CARMEL, Calif. — As more and more automakers pledge to install Tesla’s North American Charging Standard (NACS) ports on their electric vehicles, Honda says that it, too, will hop on the bandwagon. Future EVs from Honda – as well as its luxury division, Acura – will have NACS charging setups, giving these cars access to Tesla’s huge network of Supercharger stations.
“It is quite important,” American Honda Motor Co. President and CEO Noriya Kaihara said in an interview Friday. “We also have to push NACS, as well. It is clear.”

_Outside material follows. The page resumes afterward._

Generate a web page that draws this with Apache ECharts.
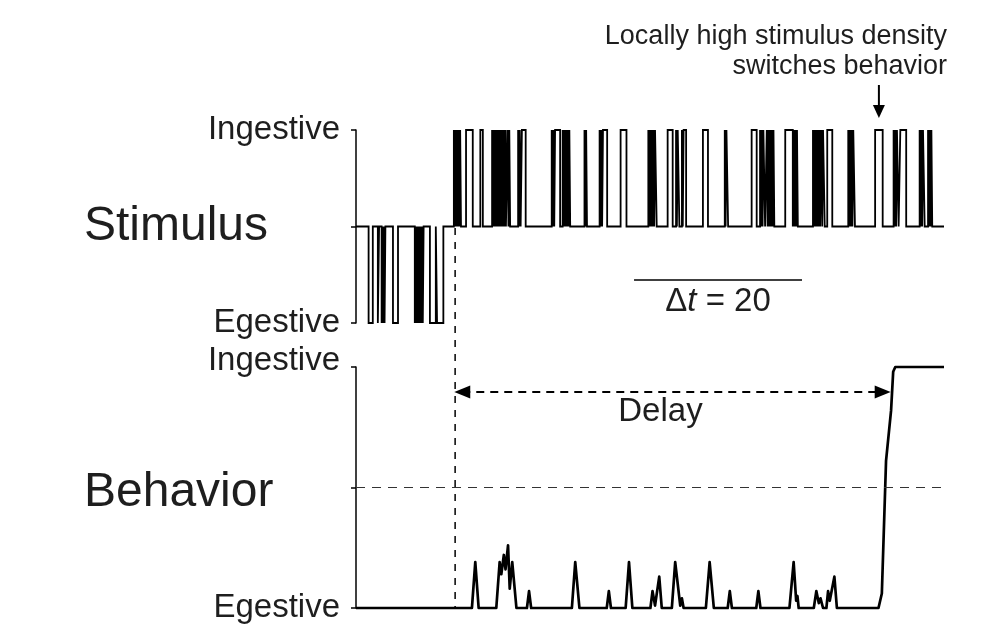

As for when this will happen, Honda is currently at the mercy of General Motors. The Japanese automaker’s next two EVs – the Honda Prologue and Acura ZDX – use shared architecture with GM, leveraging The General’s excellent Ultium battery technology. The ZDX will launch first, and have the traditional CCS port that isn’t compatible with Tesla’s chargers, but it will switch to the NACS design in 2025 or 2026.
“We clearly depend on GM,” Shinji Aoyama, Executive Vice President of Honda Motor Co., said during Friday’s interview. “Once they [switch to NACS], this will follow for ZDX, as well.”
Looking to the future, Honda is part of a joint venture with seven other global automakers that will see the installation of more than 30,000 EV fast-charging stations across the United States and Canada. The chargers are still in development, but Honda says the companies are all aligned on the core values that are needed to make this charging network successful.
“The software needs to be really reliable and really open infrastructure so it communicates with every OEM’s software,” Jay Joseph, American Honda’s Vice President of Sustainability and Business Development, said in Friday’s interview. “The hardware needs to be capable of the highest levels of charging. It needs to be secure, it needs to be reliable, it needs to be accessible.”
Joseph said the current public charging companies know and understand the shortcomings with their systems, and that Tesla’s Superchargers set an example of how to do chargers right.
“If you look at what’s so great about the Tesla Supercharger network, it’s the maintenance,” Joseph said. “They stay on top of it, they’ve got someone onsite monitoring the equipment, they’re monitoring it electronically and remotely, and they fix it – fast. That’s probably the most important thing.”
All the more reason for Honda – and other automakers – to switch to the NACS charging setup as quickly as possible.